Exercise objective: Set down, exactly as written, the lines from the top of the data to the line that holds "import * as", and omit the pictures.

Materials provided:
++++++++++

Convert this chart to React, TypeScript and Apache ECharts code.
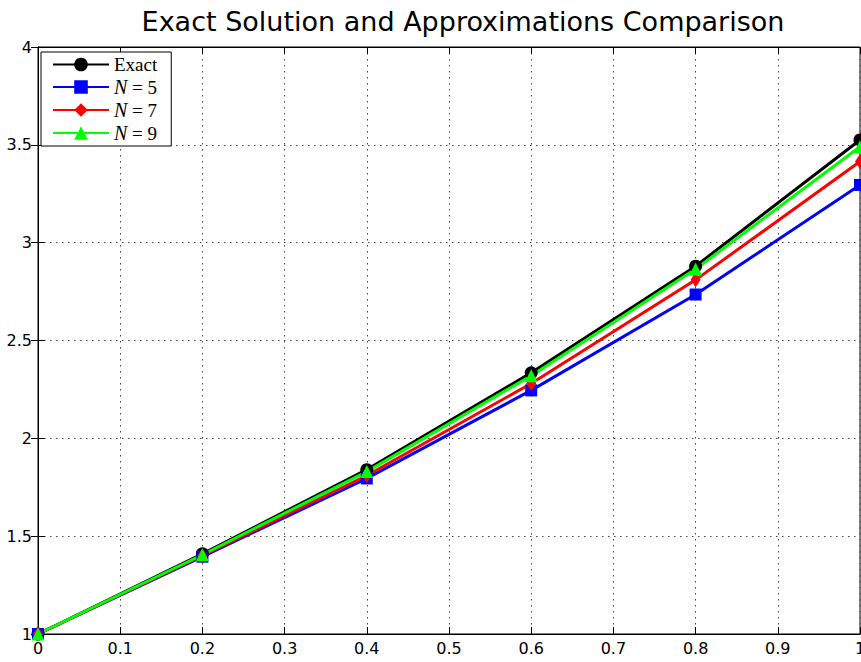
import React, { useEffect, useRef } from "react";
import * as echarts from "echarts";

// Sample points on [0, 1]
const xValues = [0, 0.2, 0.4, 0.6, 0.8, 1];
const exactValues = [1, 1.41, 1.84, 2.335, 2.88, 3.525];
const n5Values = [1, 1.395, 1.795, 2.245, 2.735, 3.295];
const n7Values = [1, 1.4, 1.81, 2.28, 2.81, 3.415];
const n9Values = [1, 1.405, 1.83, 2.32, 2.865, 3.49];

const seriesNames = ["Exact", "N = 5", "N = 7", "N = 9"];
const titleText = "Exact Solution and Approximations Comparison";

const pairs = (ys: number[]) => xValues.map((x, i) => [x, ys[i]]);

export default function App() {
  const ref = useRef<HTMLDivElement>(null);

  useEffect(() => {
    if (!ref.current) return;
    const chart = echarts.init(ref.current, null, { renderer: "svg" });

    const dotted = { show: true, lineStyle: { color: "#444", type: [1.5, 4.5] as any, width: 1 } };
    const tickIn = { show: true, inside: true, length: 7, lineStyle: { color: "#000", width: 1 } };
    const axisFont = { fontFamily: "DejaVu Sans", fontSize: 16, color: "#000" };

    const lineSeries = (name: string, data: number[], color: string, symbol: string, size: any) => ({
      name,
      type: "line",
      data: pairs(data),
      symbol,
      symbolSize: size,
      clip: false,
      lineStyle: { color, width: 3 },
      itemStyle: { color },
    });

    chart.setOption({
      animation: false,
      backgroundColor: "#fff",
      title: {
        text: titleText,
        left: 458,
        top: 3,
        textAlign: "center",
        textStyle: { fontFamily: "DejaVu Sans", fontSize: 27, fontWeight: "normal", color: "#000" },
      },
      grid: {
        left: 38,
        right: 1,
        top: 47,
        bottom: 28,
        show: true,
        borderColor: "#000",
        borderWidth: 1,
        outerBoundsMode: "none",
      },
      legend: {
        orient: "vertical",
        left: 41,
        top: 52,
        padding: [3, 14, 3, 11],
        itemGap: 3,
        itemWidth: 56,
        itemHeight: 17,
        backgroundColor: "#fff",
        borderColor: "#000",
        borderWidth: 1,
        borderRadius: 0,
        data: seriesNames,
        formatter: (name: string) =>
          name === "Exact" ? "Exact" : "{i|N} = " + name.split("= ")[1],
        textStyle: {
          fontFamily: "Liberation Serif",
          fontSize: 19,
          lineHeight: 17,
          color: "#000",
          rich: {
            i: { fontFamily: "Liberation Serif", fontStyle: "italic", fontSize: 20, lineHeight: 17, color: "#000" },
          },
        },
      },
      xAxis: [
        {
          type: "value",
          min: 0,
          max: 1,
          interval: 0.1,
          axisLine: { show: true, lineStyle: { color: "#000" } },
          axisTick: tickIn,
          axisLabel: { ...axisFont, margin: 6 },
          splitLine: dotted,
        },
        {
          type: "value",
          position: "top",
          min: 0,
          max: 1,
          interval: 0.1,
          axisLine: { show: true, lineStyle: { color: "#000" } },
          axisTick: tickIn,
          axisLabel: { show: false },
          splitLine: { show: false },
        },
      ],
      yAxis: [
        {
          type: "value",
          min: 1,
          max: 4,
          interval: 0.5,
          axisLine: { show: true, lineStyle: { color: "#000" } },
          axisTick: tickIn,
          axisLabel: { ...axisFont, margin: 6 },
          splitLine: dotted,
        },
        {
          type: "value",
          position: "right",
          min: 1,
          max: 4,
          interval: 0.5,
          axisLine: { show: true, lineStyle: { color: "#000" } },
          axisTick: tickIn,
          axisLabel: { show: false },
          splitLine: { show: false },
        },
      ],
      series: [
        lineSeries(seriesNames[0], exactValues, "#000000", "circle", 13),
        lineSeries(seriesNames[1], n5Values, "#0000ff", "rect", 12),
        lineSeries(seriesNames[2], n7Values, "#ff0000", "diamond", [10, 15]),
        lineSeries(seriesNames[3], n9Values, "#00ff00", "triangle", 13),
      ],
    });

    return () => chart.dispose();
  }, []);

  return (
    <div
      ref={ref}
      style={{ position: "fixed", left: 0, top: 0, width: 861, height: 662 }}
    />
  );
}
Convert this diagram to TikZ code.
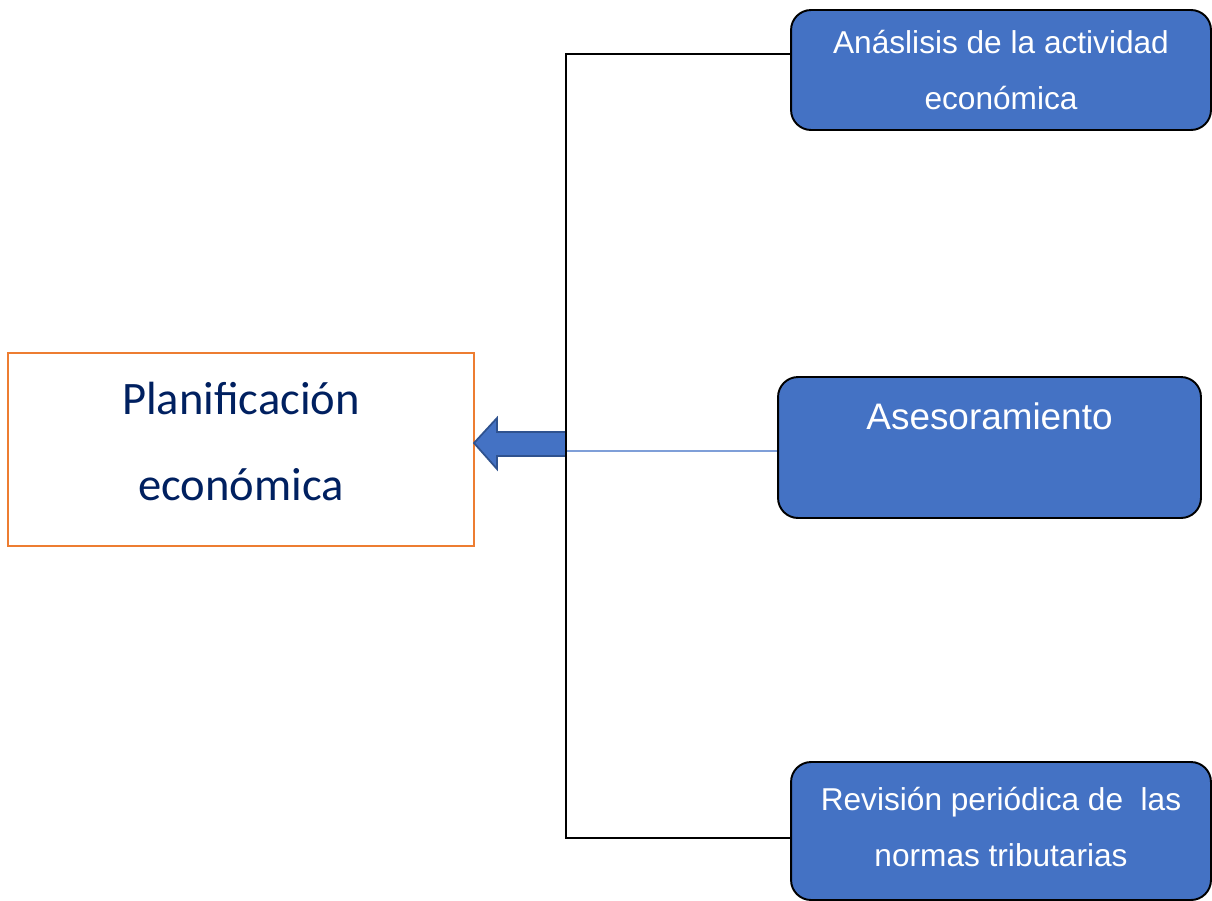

++++++++++

Output below:
Convert this chart to React, TypeScript and Apache ECharts code.
import React, { useEffect, useRef } from "react";
import * as echarts from "echarts";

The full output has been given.